● Required task
Your answer should be a single number: the count of lines containing the string "that".

● Dataset extract
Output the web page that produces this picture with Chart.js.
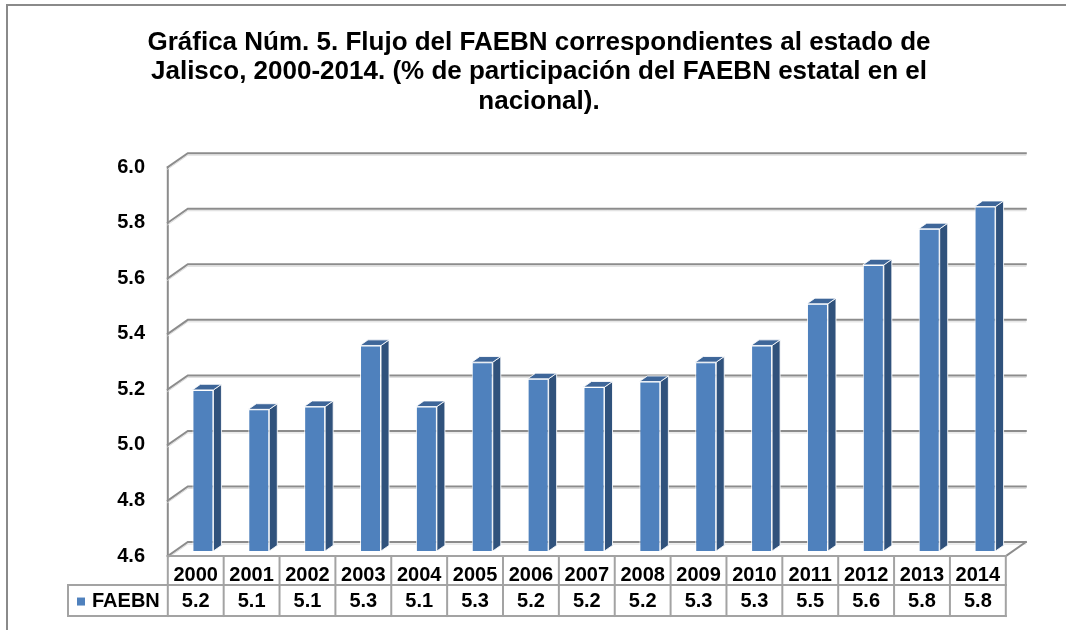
---
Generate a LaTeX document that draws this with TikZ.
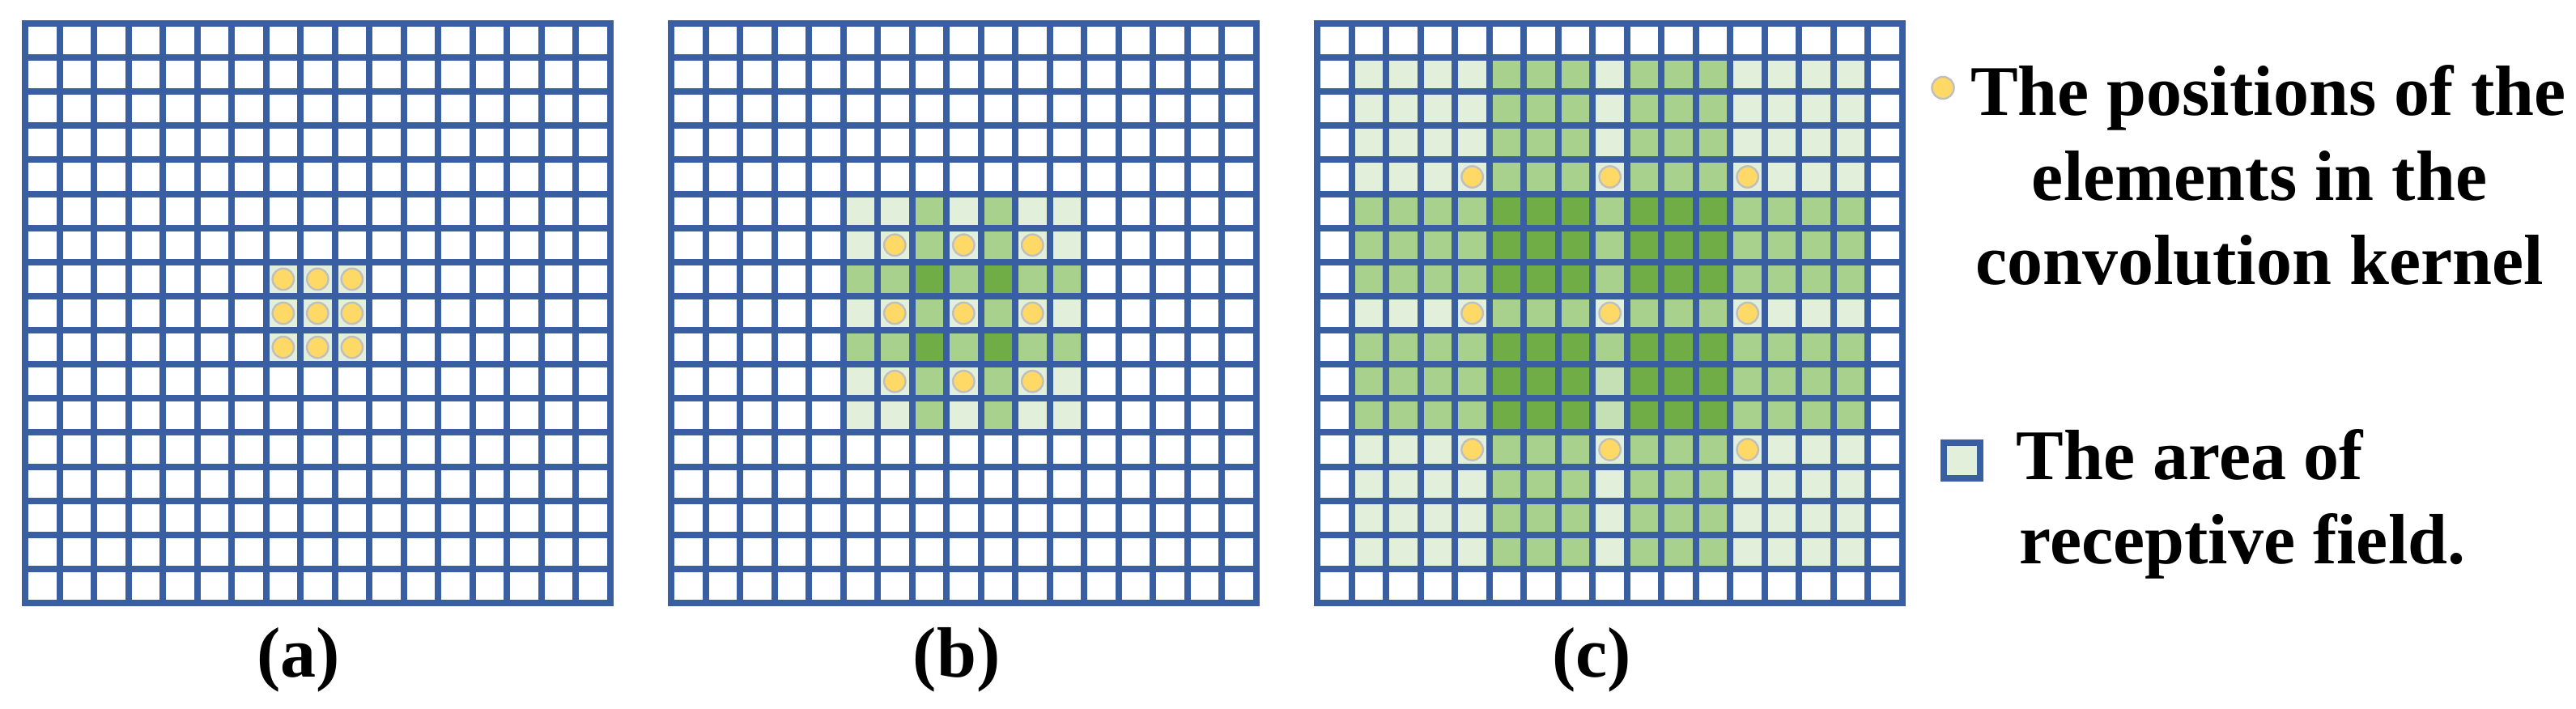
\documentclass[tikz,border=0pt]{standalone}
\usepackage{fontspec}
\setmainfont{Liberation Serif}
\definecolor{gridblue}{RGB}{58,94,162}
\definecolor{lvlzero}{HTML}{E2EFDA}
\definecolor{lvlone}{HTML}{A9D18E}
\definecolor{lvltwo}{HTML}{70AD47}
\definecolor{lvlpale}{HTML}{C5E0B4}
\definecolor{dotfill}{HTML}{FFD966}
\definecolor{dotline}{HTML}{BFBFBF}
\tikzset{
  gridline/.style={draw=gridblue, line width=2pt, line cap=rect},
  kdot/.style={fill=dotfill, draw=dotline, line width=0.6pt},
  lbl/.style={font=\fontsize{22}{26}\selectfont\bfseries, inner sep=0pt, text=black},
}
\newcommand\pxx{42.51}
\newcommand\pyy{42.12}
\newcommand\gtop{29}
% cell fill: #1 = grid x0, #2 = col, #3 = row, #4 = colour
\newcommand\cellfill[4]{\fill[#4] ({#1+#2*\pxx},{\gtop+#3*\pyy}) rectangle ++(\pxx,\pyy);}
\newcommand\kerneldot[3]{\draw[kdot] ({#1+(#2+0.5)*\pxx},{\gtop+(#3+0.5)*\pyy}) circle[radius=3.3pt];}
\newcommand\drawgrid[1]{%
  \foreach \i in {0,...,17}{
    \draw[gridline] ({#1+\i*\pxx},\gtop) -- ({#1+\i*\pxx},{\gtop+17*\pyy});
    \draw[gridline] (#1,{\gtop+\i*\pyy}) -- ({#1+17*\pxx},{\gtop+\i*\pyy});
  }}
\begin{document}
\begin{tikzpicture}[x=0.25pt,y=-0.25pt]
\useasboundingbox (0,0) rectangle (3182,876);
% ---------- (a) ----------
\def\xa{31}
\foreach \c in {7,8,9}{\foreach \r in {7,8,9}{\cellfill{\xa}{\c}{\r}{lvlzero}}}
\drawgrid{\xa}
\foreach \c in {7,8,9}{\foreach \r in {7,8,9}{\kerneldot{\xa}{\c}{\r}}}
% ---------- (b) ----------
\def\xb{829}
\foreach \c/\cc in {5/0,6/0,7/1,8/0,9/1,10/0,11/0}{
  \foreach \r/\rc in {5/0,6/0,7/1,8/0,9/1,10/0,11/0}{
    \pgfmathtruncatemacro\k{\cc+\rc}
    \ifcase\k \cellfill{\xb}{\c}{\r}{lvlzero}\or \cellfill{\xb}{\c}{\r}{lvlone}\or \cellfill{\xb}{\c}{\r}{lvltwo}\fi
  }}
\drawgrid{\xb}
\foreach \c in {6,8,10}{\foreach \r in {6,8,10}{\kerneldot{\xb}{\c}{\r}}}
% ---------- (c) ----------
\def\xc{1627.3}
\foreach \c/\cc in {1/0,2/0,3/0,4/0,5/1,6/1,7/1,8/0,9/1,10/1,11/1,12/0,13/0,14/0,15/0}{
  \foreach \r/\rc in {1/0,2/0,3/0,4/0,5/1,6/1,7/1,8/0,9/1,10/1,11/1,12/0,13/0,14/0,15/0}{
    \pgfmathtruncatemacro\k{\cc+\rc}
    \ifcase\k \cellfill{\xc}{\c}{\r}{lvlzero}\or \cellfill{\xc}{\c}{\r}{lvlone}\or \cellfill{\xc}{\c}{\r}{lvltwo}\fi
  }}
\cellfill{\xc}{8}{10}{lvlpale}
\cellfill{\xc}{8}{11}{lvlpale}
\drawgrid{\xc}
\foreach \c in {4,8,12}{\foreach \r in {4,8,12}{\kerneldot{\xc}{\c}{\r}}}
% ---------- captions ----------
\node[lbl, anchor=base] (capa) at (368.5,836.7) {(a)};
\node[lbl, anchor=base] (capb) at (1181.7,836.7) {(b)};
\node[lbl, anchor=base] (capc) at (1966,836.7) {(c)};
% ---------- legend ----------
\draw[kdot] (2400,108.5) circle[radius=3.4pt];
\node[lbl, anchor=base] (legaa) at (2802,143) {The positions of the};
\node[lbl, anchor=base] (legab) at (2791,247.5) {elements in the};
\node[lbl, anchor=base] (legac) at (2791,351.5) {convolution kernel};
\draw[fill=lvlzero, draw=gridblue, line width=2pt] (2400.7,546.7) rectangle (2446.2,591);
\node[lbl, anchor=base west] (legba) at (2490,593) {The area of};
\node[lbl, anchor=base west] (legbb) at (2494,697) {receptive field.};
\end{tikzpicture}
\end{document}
---
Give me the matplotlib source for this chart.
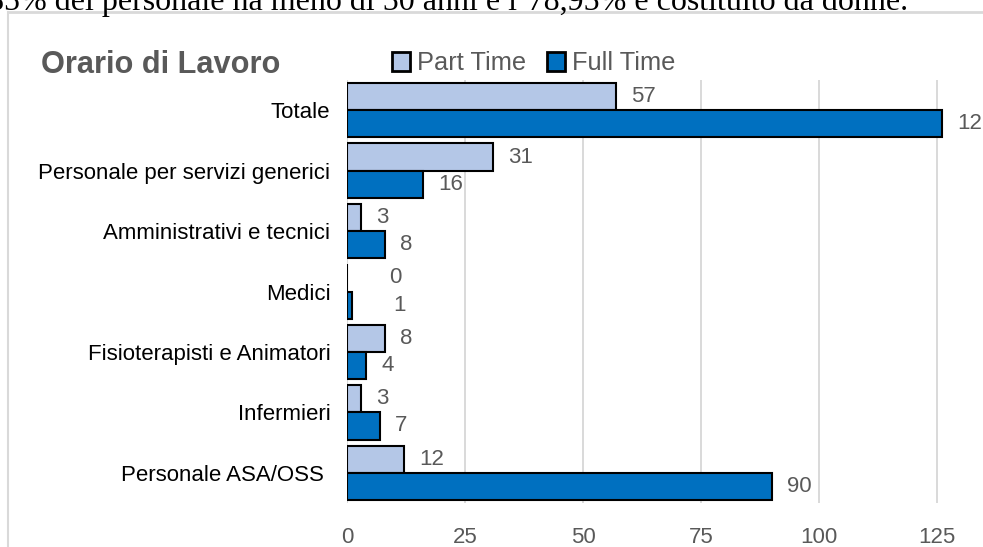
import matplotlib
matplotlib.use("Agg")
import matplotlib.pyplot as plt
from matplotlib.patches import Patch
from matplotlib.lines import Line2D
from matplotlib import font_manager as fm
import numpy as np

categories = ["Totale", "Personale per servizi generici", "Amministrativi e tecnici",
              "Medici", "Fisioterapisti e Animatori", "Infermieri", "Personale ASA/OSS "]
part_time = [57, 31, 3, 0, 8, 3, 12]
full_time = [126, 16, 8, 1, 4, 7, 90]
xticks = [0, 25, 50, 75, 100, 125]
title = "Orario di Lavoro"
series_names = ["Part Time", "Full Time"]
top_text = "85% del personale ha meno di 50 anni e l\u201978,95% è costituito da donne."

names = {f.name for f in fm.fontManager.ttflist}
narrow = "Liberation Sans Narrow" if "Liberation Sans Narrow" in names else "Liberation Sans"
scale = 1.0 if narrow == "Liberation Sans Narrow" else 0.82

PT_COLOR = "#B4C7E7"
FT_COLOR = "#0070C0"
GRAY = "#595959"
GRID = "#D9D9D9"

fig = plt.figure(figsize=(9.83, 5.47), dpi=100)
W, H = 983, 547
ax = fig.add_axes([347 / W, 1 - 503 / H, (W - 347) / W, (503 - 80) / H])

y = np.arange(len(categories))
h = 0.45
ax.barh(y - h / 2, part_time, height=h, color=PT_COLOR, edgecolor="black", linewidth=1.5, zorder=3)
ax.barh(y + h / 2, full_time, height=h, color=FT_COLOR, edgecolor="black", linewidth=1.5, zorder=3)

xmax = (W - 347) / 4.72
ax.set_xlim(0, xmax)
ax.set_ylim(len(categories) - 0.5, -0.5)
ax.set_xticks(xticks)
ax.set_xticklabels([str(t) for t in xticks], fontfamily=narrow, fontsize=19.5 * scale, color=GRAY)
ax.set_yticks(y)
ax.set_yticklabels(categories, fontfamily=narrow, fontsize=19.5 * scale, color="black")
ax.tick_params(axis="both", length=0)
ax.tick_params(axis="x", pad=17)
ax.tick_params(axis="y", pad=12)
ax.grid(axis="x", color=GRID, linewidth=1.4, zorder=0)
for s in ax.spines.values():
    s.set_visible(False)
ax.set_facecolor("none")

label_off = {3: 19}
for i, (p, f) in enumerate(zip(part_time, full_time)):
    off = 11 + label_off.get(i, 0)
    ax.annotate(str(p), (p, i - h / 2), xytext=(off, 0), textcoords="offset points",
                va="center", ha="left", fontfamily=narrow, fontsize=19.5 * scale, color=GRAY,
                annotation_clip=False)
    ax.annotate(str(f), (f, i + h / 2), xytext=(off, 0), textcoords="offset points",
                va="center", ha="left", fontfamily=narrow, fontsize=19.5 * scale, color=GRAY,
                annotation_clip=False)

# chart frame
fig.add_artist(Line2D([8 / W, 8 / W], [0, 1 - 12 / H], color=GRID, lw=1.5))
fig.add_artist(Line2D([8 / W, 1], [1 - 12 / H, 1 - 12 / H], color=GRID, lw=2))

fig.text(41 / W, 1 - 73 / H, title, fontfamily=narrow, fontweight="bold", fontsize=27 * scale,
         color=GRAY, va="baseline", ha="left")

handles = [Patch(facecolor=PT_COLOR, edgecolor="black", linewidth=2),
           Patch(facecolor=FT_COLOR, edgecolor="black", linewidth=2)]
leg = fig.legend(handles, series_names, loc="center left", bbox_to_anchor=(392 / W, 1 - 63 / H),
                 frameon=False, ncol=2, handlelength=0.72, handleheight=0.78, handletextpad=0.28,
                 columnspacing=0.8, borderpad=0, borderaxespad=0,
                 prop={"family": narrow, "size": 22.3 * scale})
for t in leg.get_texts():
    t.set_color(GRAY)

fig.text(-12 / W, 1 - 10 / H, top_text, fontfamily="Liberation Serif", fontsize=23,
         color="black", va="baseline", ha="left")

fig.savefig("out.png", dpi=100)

● Exercise answer
2